The richer municipal_finance_live database is the
main working environment. It contains fuller operating data,
payment activity, transaction history, status exceptions, and
the reporting examples used for portfolio work.
Data Modeling
Reference data that classifies taxpayers as individual, business, nonprofit, or government.
The taxpayer entity. Stores account numbers, names, addresses, ZIP codes, and taxpayer type IDs.
The assessment entity. Stores tax year, period, amount, due date, taxpayer ID, tax type ID, and status ID.
Reference data for personal property, real estate, business license, meals, and admissions tax.
Reference data for open, paid, delinquent, adjusted, and cancelled assessment states.
A payment entity tied to an assessment, with method, dates, amount, and receipt number.
A broader transaction entity for payments, adjustments, cancellations, refunds, and write-offs.
Modeling Decisions
Data modeling in this lab means deciding what the real-world business objects are, how they relate, which values deserve lookup tables, and which rules should be visible through SQL.
A key modeling decision was separating payments from broader assessment transactions. Payments can have receipt numbers and payment methods, while adjustments, cancellations, refunds, and write-offs still need transaction history even when they are not payments.
Build Progress
Built the schema from scratch, practiced primary keys, foreign keys, parent and child tables, lookup tables, data types, constraints, environment naming, and database rebuild drills.
Practicing reporting queries that combine taxpayer, assessment, tax type, status, payment, and transaction information into analyst-ready outputs.
Built an early assessment dashboard showing assessment count, total assessed amount, assessment status, and tax type views before expanding into live operations reporting.
Reporting Practice
The reporting work is shifting from "how do I write SQL?" to "what business question am I answering?" That is the practical difference between syntax practice and analyst work.
SELECT
tt.tax_type_name,
COUNT(*) AS assessment_count,
SUM(a.assessment_amount) AS total_assessment_amount
FROM assessments AS a
JOIN tax_types AS tt
ON a.tax_type_id = tt.tax_type_id
GROUP BY tt.tax_type_name
ORDER BY total_assessment_amount DESC;
Lessons
Dashboard Iteration
The first Tableau dashboard focuses on assessment count, total assessed amount, assessment amount by status, and assessment amount by tax type. It is intentionally an early lab version, not the final live operations dashboard.

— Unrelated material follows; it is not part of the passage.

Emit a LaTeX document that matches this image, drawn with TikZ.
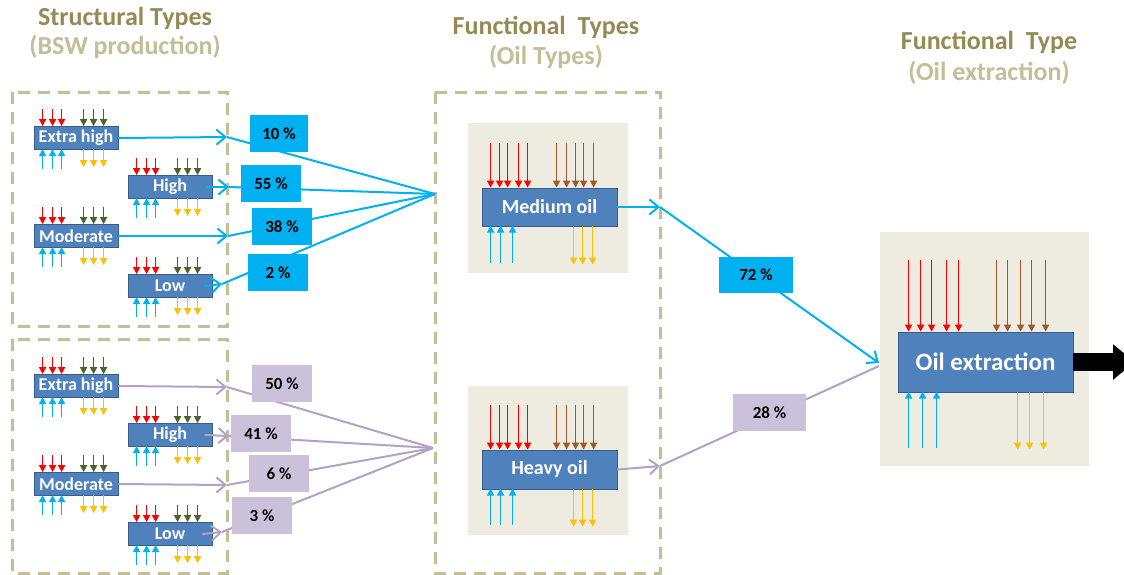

The next dashboard iteration will use
municipal_finance_live to add payments received,
outstanding balances, collection rates, delinquency, transaction
activity, and audit exceptions.
Related Notes & Systems
A public study guide and case game for practicing the path from business question to report grain, evidence links, reconciliation checks, audit exceptions, and SQL view output.
Field NoteA reflection on the shift from learning SQL commands to using SQL to answer analyst-style business questions.
SystemA practical checklist for moving from business question to SELECT, JOIN, WHERE, GROUP BY, and ORDER BY.
SystemA useful companion when the next query, report, or explanation needs a clearer starting point.
Next
The next Tableau phase will start with one clean query that combines taxpayer information, taxpayer type, tax type, assessment status, tax year, due date, assessment amount, payment totals, balance due, and transaction activity.
That dataset will become the foundation for dashboards focused on assessment totals, status monitoring, delinquency, tax category performance, collections, exceptions, and management review.